## WHAT YOU HAVE TO DO
Copy out the material below in full, but not its images.

## INFORMATION SUPPLIED

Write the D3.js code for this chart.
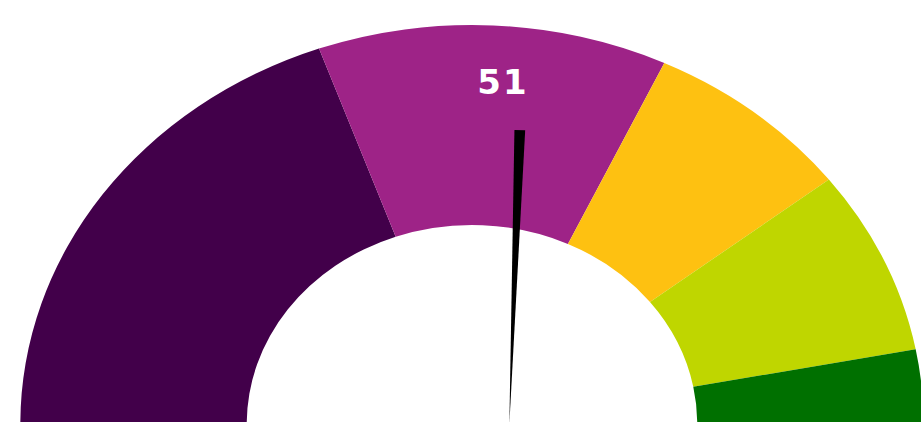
<!DOCTYPE html>
<html>
<head>
<meta charset="utf-8">
<script src="https://cdn.jsdelivr.net/npm/d3@7"></script>
<style>
    html, body { margin: 0; padding: 0; background: #fff; overflow: hidden; }
    svg { display: block; }
</style>
</head>
<body>
<svg id="chart"></svg>
<script>
// gauge data
const scaleDomain = [0, 100];
const bandEnds = [39, 64, 79, 94, 100];
const bandColors = ['#42004a', '#9e2387', '#fec111', '#bfd600', '#007000'];
const gaugeValue = 51;

const width = 921;
const height = 422;
const cx = 472;
const cy = 424;
const stretchX = 1.132;   // the gauge is drawn wider than tall
const outerRadius = 399;
const innerRadius = 199;
const needleLength = 294;
const needleWidth = 9.5;
const needleOffsetX = 33;  // needle pivot sits a little right of the arc centre

const svg = d3.select('#chart')
        .attr('width', width)
        .attr('height', height);

const angle = d3.scaleLinear()
    .domain(scaleDomain)
    .range([-Math.PI / 2, Math.PI / 2]);

const arc = d3.arc()
    .innerRadius(innerRadius)
    .outerRadius(outerRadius);

const bands = bandEnds.map((end, i) => ({
    start: i === 0 ? scaleDomain[0] : bandEnds[i - 1],
    end,
    color: bandColors[i]
}));

const gauge = svg.append('g')
        .attr('transform', `translate(${cx}, ${cy}) scale(${stretchX}, 1)`);

gauge.selectAll('path.band')
    .data(bands)
    .enter()
    .append('path')
        .attr('class', 'band')
        .attr('d', d => arc({ startAngle: angle(d.start), endAngle: angle(d.end) }))
        .style('fill', d => d.color);

// needle
const needleDeg = angle(gaugeValue) * 180 / Math.PI;
gauge.append('path')
        .attr('class', 'needle')
        .attr('transform', `translate(${needleOffsetX}, 0) rotate(${needleDeg})`)
        .attr('d', d3.line()([
            [-needleWidth / 2, -needleLength],
            [needleWidth / 2, -needleLength],
            [0, 0]
        ]) + 'Z')
        .style('fill', '#000');

// value label
svg.append('text')
        .attr('class', 'value')
        .attr('x', cx + 31)
        .attr('y', 94)
        .attr('text-anchor', 'middle')
        .style('font-family', '"DejaVu Sans", sans-serif')
        .style('font-weight', 'bold')
        .style('font-size', '34px')
        .style('letter-spacing', '2px')
        .style('fill', '#fff')
        .text(gaugeValue);
</script>
</body>
</html>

## IN RESPONSE
Write the D3.js code for this chart.
<!DOCTYPE html>
<html>
<head>
<meta charset="utf-8">
<script src="https://cdn.jsdelivr.net/npm/d3@7"></script>
<style>
    html, body { margin: 0; padding: 0; background: #fff; overflow: hidden; }
    svg { display: block; }
</style>
</head>
<body>
<svg id="chart"></svg>
<script>
// gauge data
const scaleDomain = [0, 100];
const bandEnds = [39, 64, 79, 94, 100];
const bandColors = ['#42004a', '#9e2387', '#fec111', '#bfd600', '#007000'];
const gaugeValue = 51;

const width = 921;
const height = 422;
const cx = 472;
const cy = 424;
const stretchX = 1.132;   // the gauge is drawn wider than tall
const outerRadius = 399;
const innerRadius = 199;
const needleLength = 294;
const needleWidth = 9.5;
const needleOffsetX = 33;  // needle pivot sits a little right of the arc centre

const svg = d3.select('#chart')
        .attr('width', width)
        .attr('height', height);

const angle = d3.scaleLinear()
    .domain(scaleDomain)
    .range([-Math.PI / 2, Math.PI / 2]);

const arc = d3.arc()
    .innerRadius(innerRadius)
    .outerRadius(outerRadius);

const bands = bandEnds.map((end, i) => ({
    start: i === 0 ? scaleDomain[0] : bandEnds[i - 1],
    end,
    color: bandColors[i]
}));

const gauge = svg.append('g')
        .attr('transform', `translate(${cx}, ${cy}) scale(${stretchX}, 1)`);

gauge.selectAll('path.band')
    .data(bands)
    .enter()
    .append('path')
        .attr('class', 'band')
        .attr('d', d => arc({ startAngle: angle(d.start), endAngle: angle(d.end) }))
        .style('fill', d => d.color);

// needle
const needleDeg = angle(gaugeValue) * 180 / Math.PI;
gauge.append('path')
        .attr('class', 'needle')
        .attr('transform', `translate(${needleOffsetX}, 0) rotate(${needleDeg})`)
        .attr('d', d3.line()([
            [-needleWidth / 2, -needleLength],
            [needleWidth / 2, -needleLength],
            [0, 0]
        ]) + 'Z')
        .style('fill', '#000');

// value label
svg.append('text')
        .attr('class', 'value')
        .attr('x', cx + 31)
        .attr('y', 94)
        .attr('text-anchor', 'middle')
        .style('font-family', '"DejaVu Sans", sans-serif')
        .style('font-weight', 'bold')
        .style('font-size', '34px')
        .style('letter-spacing', '2px')
        .style('fill', '#fff')
        .text(gaugeValue);
</script>
</body>
</html>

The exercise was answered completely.